[Data section]

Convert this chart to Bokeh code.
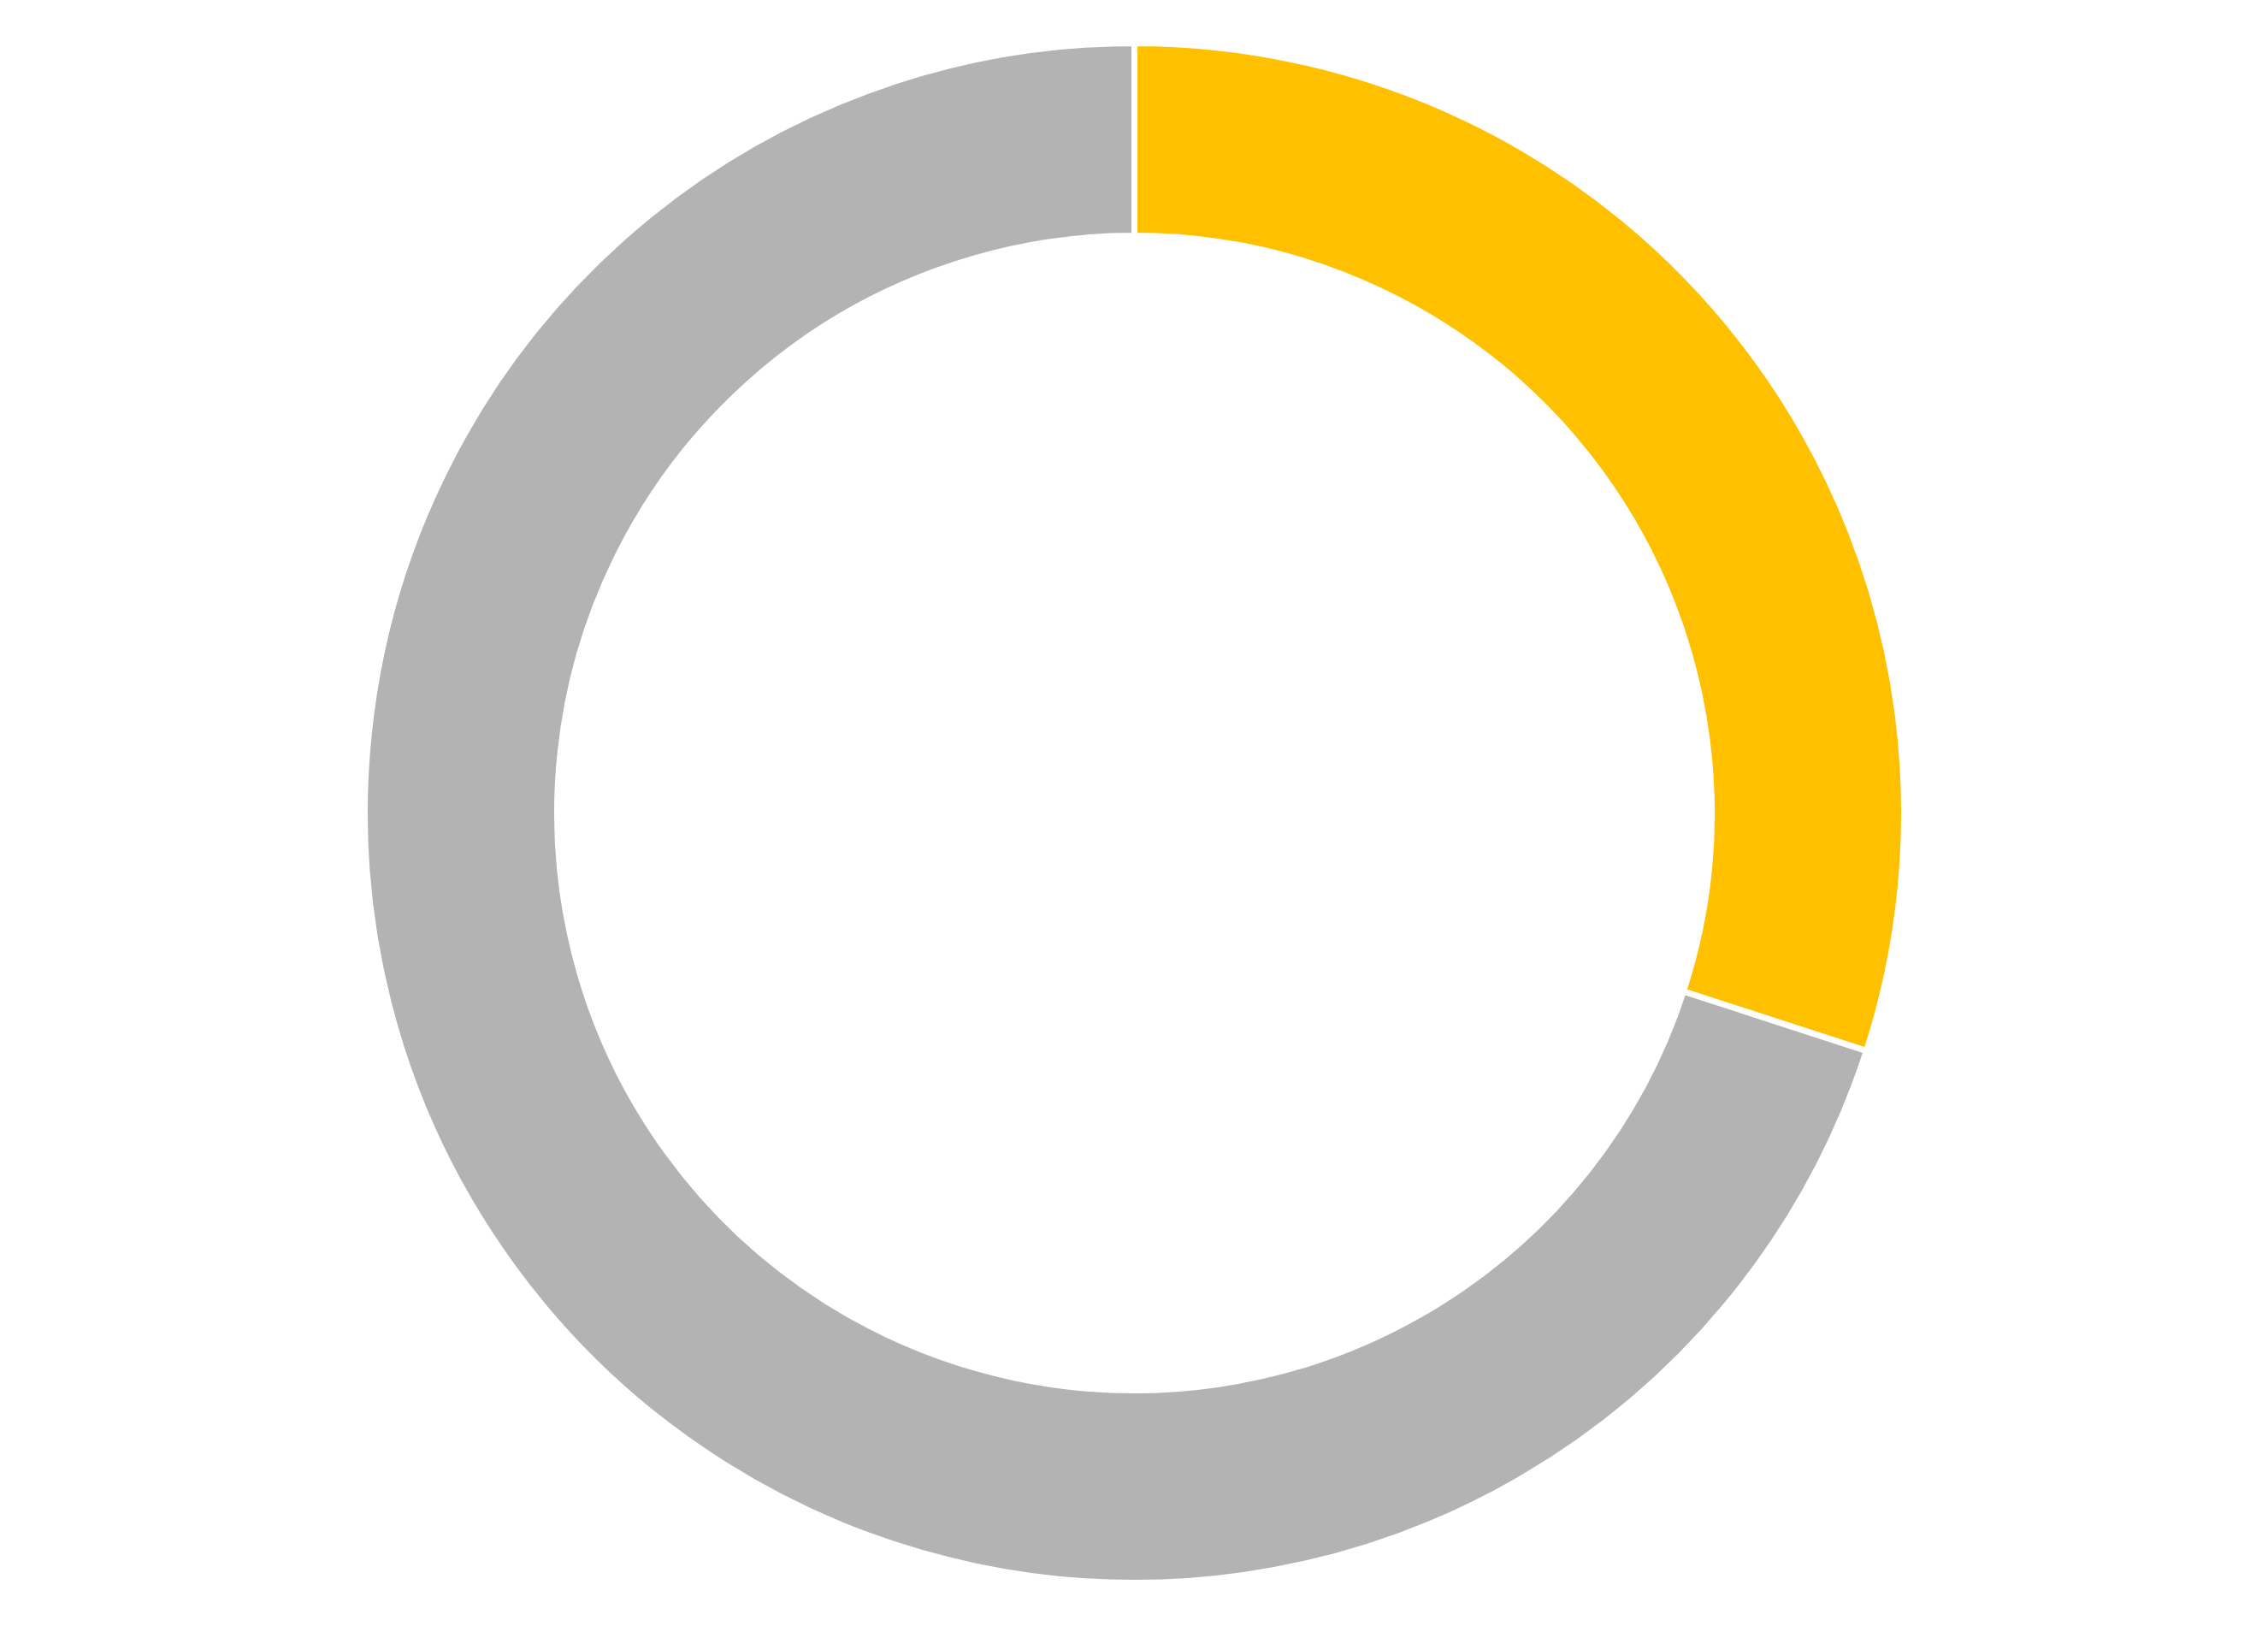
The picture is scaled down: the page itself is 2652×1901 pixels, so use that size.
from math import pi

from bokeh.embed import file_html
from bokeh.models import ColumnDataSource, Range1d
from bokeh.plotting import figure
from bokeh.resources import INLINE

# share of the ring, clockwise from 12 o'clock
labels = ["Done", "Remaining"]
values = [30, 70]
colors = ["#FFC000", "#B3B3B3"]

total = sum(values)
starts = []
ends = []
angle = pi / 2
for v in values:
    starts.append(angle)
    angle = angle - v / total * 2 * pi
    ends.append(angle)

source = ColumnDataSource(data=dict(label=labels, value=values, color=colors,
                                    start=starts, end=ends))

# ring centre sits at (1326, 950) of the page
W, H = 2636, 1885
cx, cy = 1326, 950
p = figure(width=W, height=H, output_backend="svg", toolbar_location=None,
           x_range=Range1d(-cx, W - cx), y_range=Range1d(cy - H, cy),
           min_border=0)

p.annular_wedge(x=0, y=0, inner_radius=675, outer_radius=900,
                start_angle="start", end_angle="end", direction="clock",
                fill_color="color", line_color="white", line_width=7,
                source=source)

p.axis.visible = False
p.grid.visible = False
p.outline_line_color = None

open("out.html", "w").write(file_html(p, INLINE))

[Brief] Output an exact copy of the material, with the pictures removed.

[Response to this task]
Convert this chart to Bokeh code.
The picture is scaled down: the page itself is 2652×1901 pixels, so use that size.
from math import pi

from bokeh.embed import file_html
from bokeh.models import ColumnDataSource, Range1d
from bokeh.plotting import figure
from bokeh.resources import INLINE

# share of the ring, clockwise from 12 o'clock
labels = ["Done", "Remaining"]
values = [30, 70]
colors = ["#FFC000", "#B3B3B3"]

total = sum(values)
starts = []
ends = []
angle = pi / 2
for v in values:
    starts.append(angle)
    angle = angle - v / total * 2 * pi
    ends.append(angle)

source = ColumnDataSource(data=dict(label=labels, value=values, color=colors,
                                    start=starts, end=ends))

# ring centre sits at (1326, 950) of the page
W, H = 2636, 1885
cx, cy = 1326, 950
p = figure(width=W, height=H, output_backend="svg", toolbar_location=None,
           x_range=Range1d(-cx, W - cx), y_range=Range1d(cy - H, cy),
           min_border=0)

p.annular_wedge(x=0, y=0, inner_radius=675, outer_radius=900,
                start_angle="start", end_angle="end", direction="clock",
                fill_color="color", line_color="white", line_width=7,
                source=source)

p.axis.visible = False
p.grid.visible = False
p.outline_line_color = None

open("out.html", "w").write(file_html(p, INLINE))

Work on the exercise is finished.